• INSTRUCTION: Quote every line below exactly and skip any picture.

• DATASET CONTENT:

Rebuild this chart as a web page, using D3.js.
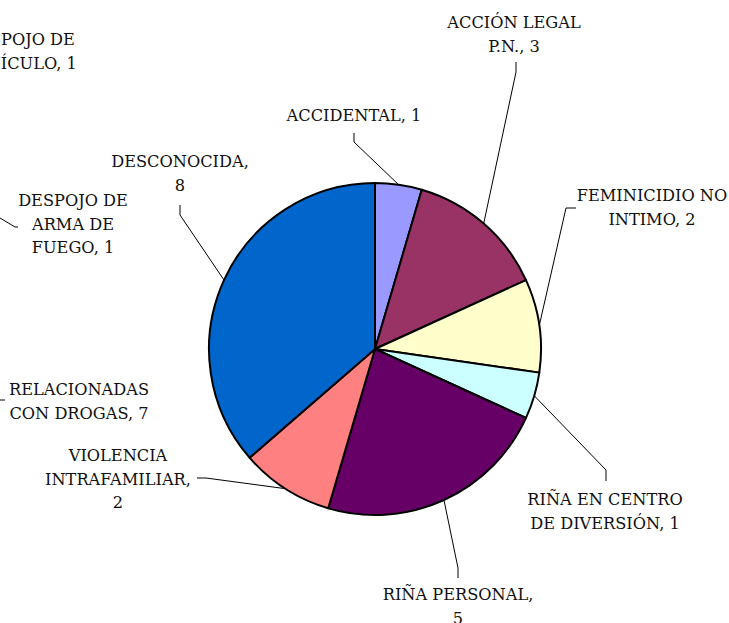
<!DOCTYPE html>
<html>
<head>
<meta charset="utf-8">
<script src="https://cdn.jsdelivr.net/npm/d3@7"></script>
<style>
  body { margin: 0; background: #fff; }
  svg { display: block; }
</style>
</head>
<body>
<svg id="chart"></svg>
<script>
// slices that are drawn (clockwise from 12 o'clock)
const sliceCategories = [
  "ACCIDENTAL",
  "ACCIÓN LEGAL P.N.",
  "FEMINICIDIO NO INTIMO",
  "RIÑA EN CENTRO DE DIVERSIÓN",
  "RIÑA PERSONAL",
  "VIOLENCIA INTRAFAMILIAR",
  "DESCONOCIDA"
];
const sliceValues = [1, 3, 2, 1, 5, 2, 8];
const sliceColors = ["#9999ff", "#993366", "#ffffcc", "#ccffff", "#660066", "#ff8080", "#0066cc"];

// labels whose slices fall outside the visible area
const outsideCategories = ["DESPOJO DE VEHÍCULO", "DESPOJO DE ARMA DE FUEGO", "RELACIONADAS CON DROGAS"];
const outsideValues = [1, 1, 7];

function init() {
  const width = 729,
    height = 623,
    cx = 375,
    cy = 349,
    radius = 166,
    lineH = 23.5;

  const svg = d3.select("#chart").attr("width", width).attr("height", height);

  // label layout: centre x, first baseline, leader elbow and end
  const layout = {
    "ACCIDENTAL": { x: 354, y: 121, elbow: [354, 142], end: [354, 133] },
    "ACCIÓN LEGAL P.N.": { x: 514, y: 28, elbow: [516, 72], end: [516, 62] },
    "FEMINICIDIO NO INTIMO": { x: 652, y: 201, elbow: [566, 208], end: [576, 208] },
    "RIÑA EN CENTRO DE DIVERSIÓN": { x: 605, y: 505, elbow: [606, 470], end: [606, 481] },
    "RIÑA PERSONAL": { x: 458, y: 600, elbow: [458, 568], end: [458, 578] },
    "VIOLENCIA INTRAFAMILIAR": { x: 118, y: 461, elbow: [206, 478], end: [197, 478] },
    "DESCONOCIDA": { x: 180, y: 167, elbow: [180, 215], end: [180, 205] }
  };
  const lineBreaks = {
    "ACCIDENTAL": (v) => [`ACCIDENTAL, ${v}`],
    "ACCIÓN LEGAL P.N.": (v) => ["ACCIÓN LEGAL", `P.N., ${v}`],
    "FEMINICIDIO NO INTIMO": (v) => ["FEMINICIDIO NO", `INTIMO, ${v}`],
    "RIÑA EN CENTRO DE DIVERSIÓN": (v) => ["RIÑA EN CENTRO", `DE DIVERSIÓN, ${v}`],
    "RIÑA PERSONAL": (v) => ["RIÑA PERSONAL,", `${v}`],
    "VIOLENCIA INTRAFAMILIAR": (v) => ["VIOLENCIA", "INTRAFAMILIAR,", `${v}`],
    "DESCONOCIDA": (v) => ["DESCONOCIDA,", `${v}`],
    "DESPOJO DE VEHÍCULO": (v) => ["DESPOJO DE", `VEHÍCULO, ${v}`],
    "DESPOJO DE ARMA DE FUEGO": (v) => ["DESPOJO DE", "ARMA DE", `FUEGO, ${v}`],
    "RELACIONADAS CON DROGAS": (v) => ["RELACIONADAS", `CON DROGAS, ${v}`]
  };
  const outsideLayout = {
    "DESPOJO DE VEHÍCULO": { x: 20, y: 45, leader: null },
    "DESPOJO DE ARMA DE FUEGO": { x: 73, y: 206, leader: [[-30, 200], [15, 227], [18, 227]] },
    "RELACIONADAS CON DROGAS": { x: 79, y: 395, leader: [[-30, 400], [5, 400]] }
  };

  const data = sliceCategories.map((c, i) => ({ cat: c, value: sliceValues[i], color: sliceColors[i] }));

  const pie = d3.pie().sort(null).value((d) => d.value);
  const arcs = pie(data);
  const arcGenerator = d3.arc().innerRadius(0).outerRadius(radius);
  const edgeArc = d3.arc().innerRadius(radius).outerRadius(radius);

  const g = svg.append("g").attr("transform", `translate(${cx}, ${cy})`);

  g.selectAll("path.slice")
    .data(arcs)
    .join("path")
    .attr("class", "slice")
    .attr("d", arcGenerator)
    .attr("fill", (d) => d.data.color)
    .attr("stroke", "#000")
    .attr("stroke-width", 2)
    .attr("stroke-linejoin", "round");

  const line = d3.line();

  // leader lines from slice edge
  svg.selectAll("path.leader")
    .data(arcs)
    .join("path")
    .attr("class", "leader")
    .attr("d", (d) => {
      const p = edgeArc.centroid(d);
      const L = layout[d.data.cat];
      return line([[p[0] + cx, p[1] + cy], L.elbow, L.end]);
    })
    .attr("fill", "none")
    .attr("stroke", "#000")
    .attr("stroke-width", 1);

  function drawLabel(L, lines) {
    const t = svg.append("text")
      .attr("text-anchor", "middle")
      .attr("font-family", "'DejaVu Serif', serif")
      .attr("font-size", 16.2)
      .attr("fill", "#111");
    lines.forEach((s, i) => {
      t.append("tspan").attr("x", L.x).attr("y", L.y + i * lineH).text(s);
    });
  }

  arcs.forEach((d) => drawLabel(layout[d.data.cat], lineBreaks[d.data.cat](d.data.value)));

  outsideCategories.forEach((c, i) => {
    const L = outsideLayout[c];
    if (L.leader) {
      svg.append("path")
        .attr("d", line(L.leader))
        .attr("fill", "none")
        .attr("stroke", "#000")
        .attr("stroke-width", 1);
    }
    drawLabel(L, lineBreaks[c](outsideValues[i]));
  });
}

init();
</script>
</body>
</html>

• RESPONSE TO THIS TASK:
Rebuild this chart as a web page, using D3.js.
<!DOCTYPE html>
<html>
<head>
<meta charset="utf-8">
<script src="https://cdn.jsdelivr.net/npm/d3@7"></script>
<style>
  body { margin: 0; background: #fff; }
  svg { display: block; }
</style>
</head>
<body>
<svg id="chart"></svg>
<script>
// slices that are drawn (clockwise from 12 o'clock)
const sliceCategories = [
  "ACCIDENTAL",
  "ACCIÓN LEGAL P.N.",
  "FEMINICIDIO NO INTIMO",
  "RIÑA EN CENTRO DE DIVERSIÓN",
  "RIÑA PERSONAL",
  "VIOLENCIA INTRAFAMILIAR",
  "DESCONOCIDA"
];
const sliceValues = [1, 3, 2, 1, 5, 2, 8];
const sliceColors = ["#9999ff", "#993366", "#ffffcc", "#ccffff", "#660066", "#ff8080", "#0066cc"];

// labels whose slices fall outside the visible area
const outsideCategories = ["DESPOJO DE VEHÍCULO", "DESPOJO DE ARMA DE FUEGO", "RELACIONADAS CON DROGAS"];
const outsideValues = [1, 1, 7];

function init() {
  const width = 729,
    height = 623,
    cx = 375,
    cy = 349,
    radius = 166,
    lineH = 23.5;

  const svg = d3.select("#chart").attr("width", width).attr("height", height);

  // label layout: centre x, first baseline, leader elbow and end
  const layout = {
    "ACCIDENTAL": { x: 354, y: 121, elbow: [354, 142], end: [354, 133] },
    "ACCIÓN LEGAL P.N.": { x: 514, y: 28, elbow: [516, 72], end: [516, 62] },
    "FEMINICIDIO NO INTIMO": { x: 652, y: 201, elbow: [566, 208], end: [576, 208] },
    "RIÑA EN CENTRO DE DIVERSIÓN": { x: 605, y: 505, elbow: [606, 470], end: [606, 481] },
    "RIÑA PERSONAL": { x: 458, y: 600, elbow: [458, 568], end: [458, 578] },
    "VIOLENCIA INTRAFAMILIAR": { x: 118, y: 461, elbow: [206, 478], end: [197, 478] },
    "DESCONOCIDA": { x: 180, y: 167, elbow: [180, 215], end: [180, 205] }
  };
  const lineBreaks = {
    "ACCIDENTAL": (v) => [`ACCIDENTAL, ${v}`],
    "ACCIÓN LEGAL P.N.": (v) => ["ACCIÓN LEGAL", `P.N., ${v}`],
    "FEMINICIDIO NO INTIMO": (v) => ["FEMINICIDIO NO", `INTIMO, ${v}`],
    "RIÑA EN CENTRO DE DIVERSIÓN": (v) => ["RIÑA EN CENTRO", `DE DIVERSIÓN, ${v}`],
    "RIÑA PERSONAL": (v) => ["RIÑA PERSONAL,", `${v}`],
    "VIOLENCIA INTRAFAMILIAR": (v) => ["VIOLENCIA", "INTRAFAMILIAR,", `${v}`],
    "DESCONOCIDA": (v) => ["DESCONOCIDA,", `${v}`],
    "DESPOJO DE VEHÍCULO": (v) => ["DESPOJO DE", `VEHÍCULO, ${v}`],
    "DESPOJO DE ARMA DE FUEGO": (v) => ["DESPOJO DE", "ARMA DE", `FUEGO, ${v}`],
    "RELACIONADAS CON DROGAS": (v) => ["RELACIONADAS", `CON DROGAS, ${v}`]
  };
  const outsideLayout = {
    "DESPOJO DE VEHÍCULO": { x: 20, y: 45, leader: null },
    "DESPOJO DE ARMA DE FUEGO": { x: 73, y: 206, leader: [[-30, 200], [15, 227], [18, 227]] },
    "RELACIONADAS CON DROGAS": { x: 79, y: 395, leader: [[-30, 400], [5, 400]] }
  };

  const data = sliceCategories.map((c, i) => ({ cat: c, value: sliceValues[i], color: sliceColors[i] }));

  const pie = d3.pie().sort(null).value((d) => d.value);
  const arcs = pie(data);
  const arcGenerator = d3.arc().innerRadius(0).outerRadius(radius);
  const edgeArc = d3.arc().innerRadius(radius).outerRadius(radius);

  const g = svg.append("g").attr("transform", `translate(${cx}, ${cy})`);

  g.selectAll("path.slice")
    .data(arcs)
    .join("path")
    .attr("class", "slice")
    .attr("d", arcGenerator)
    .attr("fill", (d) => d.data.color)
    .attr("stroke", "#000")
    .attr("stroke-width", 2)
    .attr("stroke-linejoin", "round");

  const line = d3.line();

  // leader lines from slice edge
  svg.selectAll("path.leader")
    .data(arcs)
    .join("path")
    .attr("class", "leader")
    .attr("d", (d) => {
      const p = edgeArc.centroid(d);
      const L = layout[d.data.cat];
      return line([[p[0] + cx, p[1] + cy], L.elbow, L.end]);
    })
    .attr("fill", "none")
    .attr("stroke", "#000")
    .attr("stroke-width", 1);

  function drawLabel(L, lines) {
    const t = svg.append("text")
      .attr("text-anchor", "middle")
      .attr("font-family", "'DejaVu Serif', serif")
      .attr("font-size", 16.2)
      .attr("fill", "#111");
    lines.forEach((s, i) => {
      t.append("tspan").attr("x", L.x).attr("y", L.y + i * lineH).text(s);
    });
  }

  arcs.forEach((d) => drawLabel(layout[d.data.cat], lineBreaks[d.data.cat](d.data.value)));

  outsideCategories.forEach((c, i) => {
    const L = outsideLayout[c];
    if (L.leader) {
      svg.append("path")
        .attr("d", line(L.leader))
        .attr("fill", "none")
        .attr("stroke", "#000")
        .attr("stroke-width", 1);
    }
    drawLabel(L, lineBreaks[c](outsideValues[i]));
  });
}

init();
</script>
</body>
</html>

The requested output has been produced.